Below is a short video of the Rovio when commanded to move in a straight line to the left.

The robot has intentionally been aligned with the floorboards at the start, to make it easier to tell if it is traveling in a straight line. Note that it actually turns significantly. In one anticipated Rovio-based projects, students will design feedback control to correct for these errors and track motions desired motion plans much more accurately.

One exciting - and often unavoidable - challenge in robotics in the problem of **underactuation**:
Sometimes, there are more degrees of freedom in a system than we can control directly with
the actuators we have.
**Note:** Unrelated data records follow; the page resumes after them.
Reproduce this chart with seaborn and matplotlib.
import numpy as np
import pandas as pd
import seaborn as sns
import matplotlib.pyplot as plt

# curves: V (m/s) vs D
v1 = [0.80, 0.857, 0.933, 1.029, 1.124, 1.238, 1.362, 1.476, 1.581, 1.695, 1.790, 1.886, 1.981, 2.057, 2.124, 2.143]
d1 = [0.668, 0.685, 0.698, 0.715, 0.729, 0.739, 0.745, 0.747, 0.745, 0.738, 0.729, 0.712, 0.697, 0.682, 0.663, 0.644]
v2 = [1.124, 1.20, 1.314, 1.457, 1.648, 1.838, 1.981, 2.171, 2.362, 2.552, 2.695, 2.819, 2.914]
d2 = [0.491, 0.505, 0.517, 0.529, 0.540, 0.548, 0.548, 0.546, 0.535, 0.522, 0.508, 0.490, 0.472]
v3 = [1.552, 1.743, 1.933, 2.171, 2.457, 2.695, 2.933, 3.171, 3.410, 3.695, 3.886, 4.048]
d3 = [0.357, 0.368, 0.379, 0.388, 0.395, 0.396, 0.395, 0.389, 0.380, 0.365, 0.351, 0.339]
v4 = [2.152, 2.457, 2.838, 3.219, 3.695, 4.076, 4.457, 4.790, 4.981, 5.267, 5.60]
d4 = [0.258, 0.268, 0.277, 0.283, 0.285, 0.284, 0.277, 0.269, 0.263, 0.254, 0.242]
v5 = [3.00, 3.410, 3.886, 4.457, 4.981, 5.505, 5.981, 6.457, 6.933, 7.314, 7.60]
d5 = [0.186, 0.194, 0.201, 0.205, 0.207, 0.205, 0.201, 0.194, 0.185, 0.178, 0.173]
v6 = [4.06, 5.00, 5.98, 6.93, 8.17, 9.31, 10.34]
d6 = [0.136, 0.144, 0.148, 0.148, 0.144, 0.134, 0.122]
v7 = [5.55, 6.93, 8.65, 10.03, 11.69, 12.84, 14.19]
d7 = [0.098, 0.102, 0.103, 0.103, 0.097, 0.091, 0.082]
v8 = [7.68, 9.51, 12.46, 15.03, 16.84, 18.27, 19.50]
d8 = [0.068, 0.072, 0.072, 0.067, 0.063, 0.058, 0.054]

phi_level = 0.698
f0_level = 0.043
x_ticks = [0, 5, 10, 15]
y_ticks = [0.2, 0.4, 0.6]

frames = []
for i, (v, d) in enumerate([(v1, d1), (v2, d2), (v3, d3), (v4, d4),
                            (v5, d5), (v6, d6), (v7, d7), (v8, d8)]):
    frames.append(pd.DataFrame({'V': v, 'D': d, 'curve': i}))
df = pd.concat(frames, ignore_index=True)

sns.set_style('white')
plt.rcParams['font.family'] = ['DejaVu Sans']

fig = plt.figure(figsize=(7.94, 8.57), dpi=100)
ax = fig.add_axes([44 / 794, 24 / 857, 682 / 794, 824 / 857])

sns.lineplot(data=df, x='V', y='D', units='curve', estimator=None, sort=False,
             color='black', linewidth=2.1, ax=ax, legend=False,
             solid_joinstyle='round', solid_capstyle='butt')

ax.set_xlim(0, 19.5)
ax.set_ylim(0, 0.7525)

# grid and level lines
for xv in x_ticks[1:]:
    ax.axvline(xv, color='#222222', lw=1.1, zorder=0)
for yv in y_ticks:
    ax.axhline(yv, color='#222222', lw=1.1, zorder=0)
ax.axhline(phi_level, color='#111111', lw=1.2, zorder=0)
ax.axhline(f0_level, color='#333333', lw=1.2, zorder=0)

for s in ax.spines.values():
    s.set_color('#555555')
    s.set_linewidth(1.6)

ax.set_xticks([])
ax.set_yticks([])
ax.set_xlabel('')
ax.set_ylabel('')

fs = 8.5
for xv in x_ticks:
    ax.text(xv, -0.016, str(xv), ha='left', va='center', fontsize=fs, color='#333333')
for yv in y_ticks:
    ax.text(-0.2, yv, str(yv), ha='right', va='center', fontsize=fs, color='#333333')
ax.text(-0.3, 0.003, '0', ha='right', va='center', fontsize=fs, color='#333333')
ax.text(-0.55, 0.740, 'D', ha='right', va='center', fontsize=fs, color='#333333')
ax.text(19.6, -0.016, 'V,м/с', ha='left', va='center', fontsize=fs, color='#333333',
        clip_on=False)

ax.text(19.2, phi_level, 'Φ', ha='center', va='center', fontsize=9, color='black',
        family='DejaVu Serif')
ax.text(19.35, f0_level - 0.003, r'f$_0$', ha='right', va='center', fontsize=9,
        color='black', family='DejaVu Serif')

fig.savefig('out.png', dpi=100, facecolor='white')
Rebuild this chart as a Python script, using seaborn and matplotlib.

Below are several examples of underactuated systems.

Below is an animation of a "hovercraft" which has 3 degrees of freedom but only 2 thrusters (the actuators), making it underactuated. The degrees of freedom are: (1) x position, (2) y position, and (3) the rotation angle, theta.

Here, we can control any 2 out of 3 degrees of freedom, but not all 3. Thus, if we want to follow an (x,y) path, the angle theta is left uncontrolled, and the hovercraft spins. The Rovio, by comparison, has the same 3 degrees of freedom (x, y, and theta), but it has 3 actuators (the 3 wheels), making it fully actuated. Unlike the hovercraft below, the Rovio can therefore follow a desired motion path in x, y, and theta.

The acrobot is a two-link pendulum with a single actuator at the elbow that can be (1) brought into an upright position and (2) stabilized. Below are two methods for achieving the first goal of pumping energy into the system to raise both links; an additional, linearized controlled can than be added for stabilization.

The first videos shows **colocated** partial feedback linearization (PFL), while
the second demonstrates **non-colocated** PFL.

Note that while the second method is much faster at getting upright, it
also requires a HUGE amount of power initially to do so! It may work in
simulation, but would not work on practical hardware. Also note the
long-term behavior of each approach: this method does **NOT** stabilize
the pendulum at the top; it only raises it into a position where a
second control algorithm could take over to do so.

The final simulation example shows the Raibert hopper. It is impressive that Raibert's simple balance algorithms can stabilize this underactuated system. However, the resulting speed control is not very accurate. Note that Raibert's control ideas, which were first developed in the 1980's, are at the basis of control for the BigDog robot that you may seen on YouTube in recent years.